Mario Quevedo, 66, said he was for Buckhorn because "I'm a Cuban exile, and Bob Buckhorn has been our friend for 30 years." He was especially impressed during a recent candidate forum, when Buckhorn held fast against trade with a communist Cuba.
At Palma Ceia Baptist Church in South Tampa, Dennis Murray, 51, said he didn't know much about either candidate, having voted for Ed Turanchik on March 1. Turanchik's endorsement of Buckhorn decided Murray's vote.
"If (Turanchik) feels like he's a solid candidate, then I'm going to support him," said Murray, a civil engineer who has lived in Tampa for 27 years.
At the First Baptist Church across from the University of Tampa, Tammy George had no such doubts about Buckhorn.
"He is the perfect mayor for Tampa," said George, 47, who lives downtown and works as a standardized testing scoring director. "He has a clear vision of what he wants to do, while his opponent just doesn't."
Ferlita voters were just as fervent, if not more so, but not nearly as numerous.
Leslie Bush, 69 and born in Honduras, said in Spanish that she backed Ferlita because "she will be a good mayor for the city of Tampa."
While Iorio endorsed Buckhorn during the campaign, some voters said they saw Ferlita as being most like the incumbent mayor.
"I voted for Rose Ferlita because last time we had a female mayor, and she did very well," said Aldo Ciccarello, 67, at St.

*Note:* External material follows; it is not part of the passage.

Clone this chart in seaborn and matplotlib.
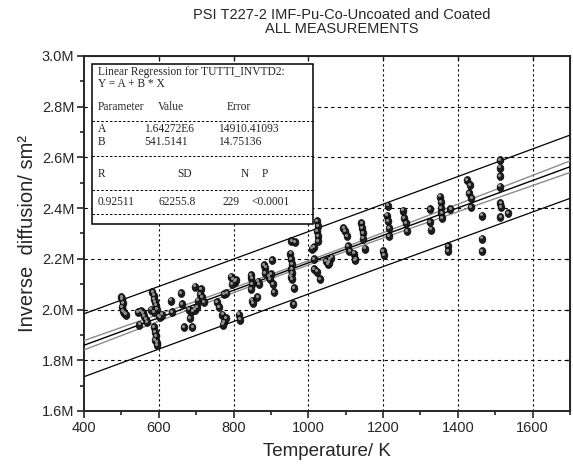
import numpy as np
import pandas as pd
import matplotlib
matplotlib.use("Agg")
import matplotlib.pyplot as plt
import seaborn as sns
from matplotlib.ticker import MultipleLocator, FuncFormatter
from matplotlib.patches import Rectangle
from matplotlib.path import Path
from matplotlib.transforms import Affine2D, ScaledTranslation

# measured points: temperature (K) and inverse diffusion (in millions s/m^2)
temps = [500, 502, 503, 501, 504, 508, 512,
         548, 553, 557, 560, 565, 568, 545,
         583, 586, 588, 590, 592, 594, 588, 580,
         586, 590, 592, 589, 594, 596,
         600, 604, 608, 633, 636, 660, 662,
         668, 690, 684, 681, 690, 697, 703,
         697, 712, 709, 705, 720, 715,
         756, 760, 770, 774, 780, 772, 775, 781,
         794, 798, 803, 807, 796, 815, 817,
         847, 848, 849, 847, 850, 852, 865, 868, 864,
         882, 885, 884, 895, 899, 897, 903, 905, 907,
         952, 954, 956, 955, 957, 953, 956, 955, 965, 962, 960,
         1016, 1024, 1025, 1024, 1026, 1025,
         1010, 1014, 1014, 1022, 1030,
         1048, 1052, 1058, 1062, 1056,
         1094, 1098, 1104, 1105, 1110, 1122, 1126, 1124,
         1142, 1143, 1145, 1146, 1152,
         1212, 1210, 1213, 1215, 1215, 1200, 1203,
         1252, 1256, 1260, 1264,
         1326, 1326, 1327,
         1352, 1355, 1355, 1356, 1357, 1380, 1374, 1374,
         1425, 1432, 1430, 1436, 1434,
         1465, 1465, 1465,
         1513, 1513, 1513, 1513, 1514, 1515, 1514, 1533]
inv_diff = [2.05, 2.04, 2.025, 2.01, 1.995, 1.985, 1.98,
            1.94, 1.995, 1.985, 1.975, 1.96, 1.95, 1.99,
            2.07, 2.055, 2.04, 2.03, 2.015, 2.0, 1.99, 2.0,
            1.93, 1.91, 1.895, 1.88, 1.87, 1.86,
            1.975, 1.97, 1.98, 2.035, 1.99, 2.065, 2.02,
            1.93, 1.93, 1.965, 2.0, 1.995, 2.0, 2.01,
            2.09, 2.08, 2.06, 2.035, 2.03, 2.05,
            2.03, 2.01, 1.98, 1.95, 1.965, 1.94, 2.06, 2.065,
            2.13, 2.12, 2.11, 2.115, 2.1, 1.98, 1.96,
            2.135, 2.125, 2.1, 2.08, 2.035, 2.025, 2.11, 2.1, 2.05,
            2.175, 2.165, 2.145, 2.13, 2.14, 2.12, 2.195, 2.1, 2.07,
            2.22, 2.2, 2.18, 2.16, 2.145, 2.13, 2.12, 2.27, 2.265, 2.085, 2.02,
            2.245, 2.35, 2.33, 2.31, 2.29, 2.27,
            2.24, 2.2, 2.16, 2.15, 2.12,
            2.19, 2.18, 2.2, 2.205, 2.185,
            2.32, 2.31, 2.29, 2.25, 2.23, 2.22, 2.2, 2.195,
            2.34, 2.32, 2.3, 2.28, 2.24,
            2.41, 2.37, 2.35, 2.32, 2.29, 2.23, 2.215,
            2.39, 2.36, 2.34, 2.31,
            2.395, 2.345, 2.315,
            2.445, 2.425, 2.40, 2.38, 2.36, 2.395, 2.25, 2.23,
            2.51, 2.49, 2.46, 2.44, 2.405,
            2.37, 2.28, 2.23,
            2.59, 2.56, 2.525, 2.485, 2.42, 2.405, 2.365, 2.38]

# regression results printed in the box
fit_a = 1.64272e6
fit_b = 541.5141
err_a = 14910.41093
err_b = 14.75136
fit_r = 0.92511
fit_sd = 62255.8
fit_n = 229
t_val = 1.9705

x_ticks = [400, 600, 800, 1000, 1200, 1400, 1600]
y_ticks = [1.6e6, 1.8e6, 2.0e6, 2.2e6, 2.4e6, 2.6e6, 2.8e6, 3.0e6]

df = pd.DataFrame({"T": temps, "Y": np.array(inv_diff) * 1e6})

# bands from the fit statistics
sxx = (fit_sd / err_b) ** 2
xbar = np.sqrt(((err_a / fit_sd) ** 2 - 1.0 / fit_n) * sxx)
xs = np.linspace(400, 1700, 200)
yfit = fit_a + fit_b * xs
se_mean = fit_sd * np.sqrt(1.0 / fit_n + (xs - xbar) ** 2 / sxx)
se_pred = fit_sd * np.sqrt(1.0 + 1.0 / fit_n + (xs - xbar) ** 2 / sxx)
lines = pd.DataFrame({"x": xs, "fit": yfit,
                      "cl": yfit - t_val * se_mean, "cu": yfit + t_val * se_mean,
                      "pl": yfit - t_val * se_pred, "pu": yfit + t_val * se_pred})

sns.set_style("ticks")
plt.rcParams["font.family"] = ["Liberation Sans", "DejaVu Sans"]

fig = plt.figure(figsize=(5.73, 4.67), dpi=100)
ax = fig.add_axes([84 / 573, 56 / 467, 486 / 573, 355 / 467])

for col in ["cl", "cu"]:
    sns.lineplot(data=lines, x="x", y=col, ax=ax, color="#8c8c8c", lw=1.0, zorder=3)
sns.lineplot(data=lines, x="x", y="fit", ax=ax, color="black", lw=1.0, zorder=3)
for col in ["pl", "pu"]:
    sns.lineplot(data=lines, x="x", y=col, ax=ax, color="black", lw=0.9, zorder=3)

# slightly tall ellipse, like the shaded balls of the original
ball = Path.unit_circle().transformed(Affine2D().scale(0.85, 1.0))
sns.scatterplot(data=df, x="T", y="Y", ax=ax, s=34, color="#1c1c1c", marker=ball,
                edgecolor="black", linewidth=0.4, zorder=4)
hl = ax.transData + ScaledTranslation(-0.8 / 100, 1.3 / 100, fig.dpi_scale_trans)
ax.scatter(df["T"], df["Y"], s=5, color="#8f8f8f", linewidths=0, transform=hl, zorder=5)

ax.set_xlim(400, 1700)
ax.set_ylim(1.6e6, 3.0e6)
ax.set_xticks(x_ticks)
ax.set_yticks(y_ticks)
ax.xaxis.set_minor_locator(MultipleLocator(100))
ax.yaxis.set_minor_locator(MultipleLocator(1e5))
ax.yaxis.set_major_formatter(FuncFormatter(lambda v, p: f"{v / 1e6:.1f}M"))
ax.tick_params(which="major", direction="out", length=5, width=1.2, labelsize=10.5, pad=2)
ax.tick_params(which="minor", direction="out", length=3, width=1.2)

for y in y_ticks[1:-1]:
    ax.axhline(y, color="black", lw=0.8, ls=(0, (3, 3)), zorder=1)
for x in x_ticks[1:]:
    ax.axvline(x, color="black", lw=0.8, ls=(0, (2, 2.5)), zorder=1)

for s in ax.spines.values():
    s.set_linewidth(1.4)
    s.set_visible(True)

top = ax.secondary_xaxis("top")
top.set_xticks(x_ticks[1:])
top.tick_params(direction="in", length=3, width=1.0, labeltop=False)
right = ax.secondary_yaxis("right")
right.set_yticks(y_ticks[1:-1])
right.tick_params(direction="in", length=3, width=1.0, labelright=False)

ax.set_xlabel("Temperature/ K", fontsize=13.5, labelpad=6)
ax.set_ylabel("Inverse  diffusion/ sm²", fontsize=14.5, labelpad=3)

fig.text(0.597, 1 - 22 / 467, "PSI T227-2 IMF-Pu-Co-Uncoated and Coated\nALL MEASUREMENTS",
         ha="center", va="center", fontsize=10.5, linespacing=1.05)

# regression summary box
bx0, bx1 = 0.0165, 0.471
by0, by1 = 0.527, 0.977
ax.add_patch(Rectangle((bx0, by0), bx1 - bx0, by1 - by0, transform=ax.transAxes,
                       facecolor="white", edgecolor="black", lw=1.1, zorder=10))


def fy(py):
    return (411 - py) / 355


for py in [121, 156, 189.5, 214]:
    ax.plot([bx0, bx1], [fy(py), fy(py)], transform=ax.transAxes, color="black",
            lw=0.7, ls=(0, (2.5, 2)), zorder=11)

serif = ["Liberation Serif", "DejaVu Serif"]
rows = [
    (0.029, 72, "Linear Regression for TUTTI_INVTD2:"),
    (0.029, 84, "Y = A + B * X"),
    (0.029, 107, "Parameter"), (0.153, 107, "Value"), (0.294, 107, "Error"),
    (0.029, 129.5, "A"), (0.123, 129.5, f"{fit_a / 1e6:.5f}E6"), (0.276, 129.5, f"{err_a:.5f}"),
    (0.029, 142, "B"), (0.123, 142, f"{fit_b:.4f}"), (0.276, 142, f"{err_b:.5f}"),
    (0.029, 174, "R"), (0.191, 174, "SD"), (0.323, 174, "N"), (0.366, 174, "P"),
    (0.029, 202, f"{fit_r:.5f}"), (0.154, 202, f"{fit_sd:.1f}"),
    (0.284, 202, f"{fit_n}"), (0.344, 202, "<0.0001"),
]
for x, py, s in rows:
    ax.text(x, fy(py), s, transform=ax.transAxes, ha="left", va="center",
            fontsize=8.3, family=serif, zorder=12)

fig.savefig("out.png", dpi=100)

John Presbyterian Church in West Tampa. "Also, I met her a few times, and I spoke with her, and I liked her."
Outside the Sons of Italy Hall in West Tampa early Tuesday evening, a black Chevy Suburban had its radio cranked, playing the Black Eyed Peas' I Gotta Feeling, with it's refrain, "I've got a feeling that tonight's going to be a good night."
But inside the meeting hall, a group of 200 or more Ferlita supporters, many wearing the lime green colors of the Ferlita campaign, soon had their doubts.
"Obviously, we're disappointed," said Mark Cox, spokesman for Hillsborough State Attorney Mark Ober, who had endorsed Ferlita. "She ran a hard campaign."